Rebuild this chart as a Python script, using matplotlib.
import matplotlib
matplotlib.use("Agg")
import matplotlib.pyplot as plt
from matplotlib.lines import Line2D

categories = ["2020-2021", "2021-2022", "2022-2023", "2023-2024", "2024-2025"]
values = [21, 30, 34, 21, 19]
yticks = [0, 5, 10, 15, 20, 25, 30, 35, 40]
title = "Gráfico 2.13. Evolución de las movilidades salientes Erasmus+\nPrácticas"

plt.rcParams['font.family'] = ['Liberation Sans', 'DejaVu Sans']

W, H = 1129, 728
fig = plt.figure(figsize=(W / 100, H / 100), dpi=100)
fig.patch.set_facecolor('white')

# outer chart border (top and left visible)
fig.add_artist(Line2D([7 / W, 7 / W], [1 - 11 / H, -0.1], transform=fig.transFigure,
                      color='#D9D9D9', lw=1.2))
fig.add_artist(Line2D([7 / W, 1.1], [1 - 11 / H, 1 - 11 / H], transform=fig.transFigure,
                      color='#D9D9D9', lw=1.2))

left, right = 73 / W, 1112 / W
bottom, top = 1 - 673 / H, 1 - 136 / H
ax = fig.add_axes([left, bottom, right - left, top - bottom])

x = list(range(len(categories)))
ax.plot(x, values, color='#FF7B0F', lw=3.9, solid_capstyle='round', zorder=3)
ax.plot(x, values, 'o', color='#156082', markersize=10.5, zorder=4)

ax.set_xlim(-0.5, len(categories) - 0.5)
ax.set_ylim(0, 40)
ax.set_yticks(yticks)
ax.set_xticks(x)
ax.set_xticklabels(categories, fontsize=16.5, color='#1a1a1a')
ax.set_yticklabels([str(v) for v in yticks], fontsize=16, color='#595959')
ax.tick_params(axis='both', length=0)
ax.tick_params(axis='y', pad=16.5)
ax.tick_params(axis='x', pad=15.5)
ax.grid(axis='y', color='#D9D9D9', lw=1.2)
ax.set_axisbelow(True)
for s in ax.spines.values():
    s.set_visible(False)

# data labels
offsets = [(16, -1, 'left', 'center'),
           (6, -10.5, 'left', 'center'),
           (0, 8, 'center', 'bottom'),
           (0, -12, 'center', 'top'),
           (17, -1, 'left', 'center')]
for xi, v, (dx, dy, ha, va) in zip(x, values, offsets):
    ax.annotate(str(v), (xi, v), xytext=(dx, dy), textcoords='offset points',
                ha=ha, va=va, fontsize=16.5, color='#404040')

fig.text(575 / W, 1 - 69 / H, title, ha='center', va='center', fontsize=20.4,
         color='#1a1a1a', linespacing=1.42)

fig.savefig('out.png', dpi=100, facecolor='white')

------------------------------------------------------------------------

§ **SET PROBLEM**: Print exactly, and only, the lines beginning at the top of the listing and ending at the line with "from matplotlib.lines import Line2D".

§ **SOLVED EXERCISE**:
Rebuild this chart as a Python script, using matplotlib.
import matplotlib
matplotlib.use("Agg")
import matplotlib.pyplot as plt
from matplotlib.lines import Line2D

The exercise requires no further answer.